30 stycznia ma zawiesić swoją działalność lądowisko w Bestwinie. Powód? Gmina obciążyła właścicieli podatkiem od nieruchomości za działalność lotniczą. Chodzi o ponad 250 tysięcy złotych rocznie.
„Rada gminy Bestwina (…) złamała wszystkie porozumienia i ustalenia z Parkiem dotyczące warunków opodatkowania naszej działalności, obciążając niedochodową działalność lotniczą podatkiem od nieruchomości w wysokości przekraczającej 250 tys. zł rocznie” – głosi komunikat zarządu Bielskiego Parku Technologicznego Lotnictwa, Przedsiębiorczości i Innowacji.
Duże lotniska są zwolnione z opłat
Jak tłumaczy prokurent Parku Bogusław Holeksa podatkiem obłożone zostały teren pasa startowego i wieża kontroli lotów. - To patologia, że duże lotniska, jak Okęcie, które generują ogromne przychody z obsługi pasażerskiej, są zwolnione z takich podatków, a niewielkie lądowiska nie.

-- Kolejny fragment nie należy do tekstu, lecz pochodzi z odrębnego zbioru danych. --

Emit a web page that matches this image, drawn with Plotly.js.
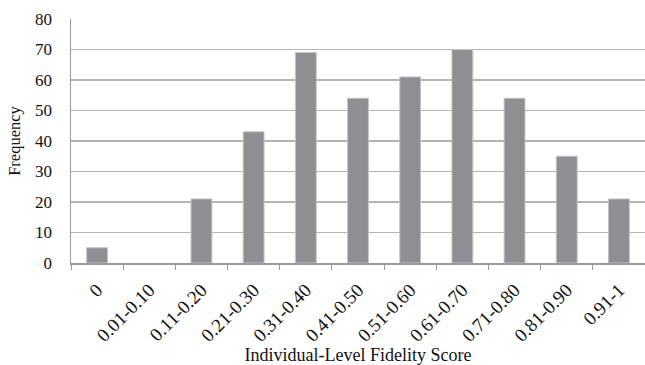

Może to najwyższa pora, by władza centralna, odpowiedzialna za bardzo zły stan lotnictwa (…) opartego o małe statki powietrzne, pozbawiła władze lokalne możliwości wyniszczania infrastruktury lotnisk lokalnych – powiedział.
Zdaniem prokurenta wstrzymanie działalności lotniska spowoduje zmniejszenie wysokości podatku o ok. 75 proc.
W 2013 roku stawka była zerowa
Jak wyjaśnił prokurent władze Bestwiny w przeszłości zadeklarowały, że do 2018 r. będą stosowały ułatwienia podatkowe odnośnie działalności lotniczej. Rada wprowadzała m.in. zerową stawkę. W 2012 roku zmarł wójt, a wprowadzony zarządca komisaryczny uznał, że Park powinien płacić pełną kwotę podatku. Wyegzekwował wówczas wraz z odsetkami 520 tys. zł. Sprawa trafiła do sądu, gdzie doszło do ugody. Park uzyskał m.in. zapewnienie, że gmina w 2013 r. zastosuje zerową stawkę. W bieżącym roku podatek został naliczony już jednak bez ulg.
Zdaniem Holeksy sytuację zmieniłoby wpisanie bestwińskiego lądowiska przez Urząd Lotnictwa Cywilnego na listę lotnisk cywilnych. Wówczas z mocy prawa zostałoby zwolnione z podatków, o które teraz się spiera. Park zabiega o to, ale według prokurenta potrwa to ok. 3 lat.
Zaskoczony burmistrz ma nadzieję na kompromis
Wójt Bestwiny Artur Beniowski w rozmowie z PAP nie krył zaskoczenia decyzją o zawieszeniu działalności lądowiska, gdyż wciąż trwają rozmowy samorządu z władzami Parku. Zapewnił, że choć oczekiwania drugiej strony są rozbieżne z potrzebami gminy, wciąż ma nadzieję na kompromis. Podkreślił, że gmina miała obowiązek naliczyć podatek. Gdyby rada z niego zrezygnowała, samorząd pozbawiłby się sporego dochodu.
Beniowski zaznaczył, że jego zdaniem deklaracja o 10-letnich ułatwieniach podatkowych nie miała mocy prawnej i nie można jej respektować. Dodał też, że Park skorzystał w przeszłości z pomocy samorządu, która wyniosła na przestrzeni ostatnich lat ok. 1,2 mln zł.
"Dajemy sobie trzy miesiące"
Bogusław Holeksa zapowiedział, że jeśli w ciągu trzech miesięcy nie dojdzie do porozumienia, Park zlikwiduje działalność. - Dajemy sobie trzy miesiące. Rada gminy może w tym czasie uchwalić zerową stawkę podatku – powiedział PAP.
Bielski Park Technologiczny Lotnictwa, Przedsiębiorczości i Innowacji został założony w 2005 r. i otwarty trzy lata później na zdegradowanych terenach poprzemysłowych. Wybudowano hale produkcyjne i hangary oraz 700-m asfaltowy pas startowy. Z Parku korzysta ok. 250 firm rocznie. Park i działające na jego terenie firmy generują ok. 300 miejsc pracy.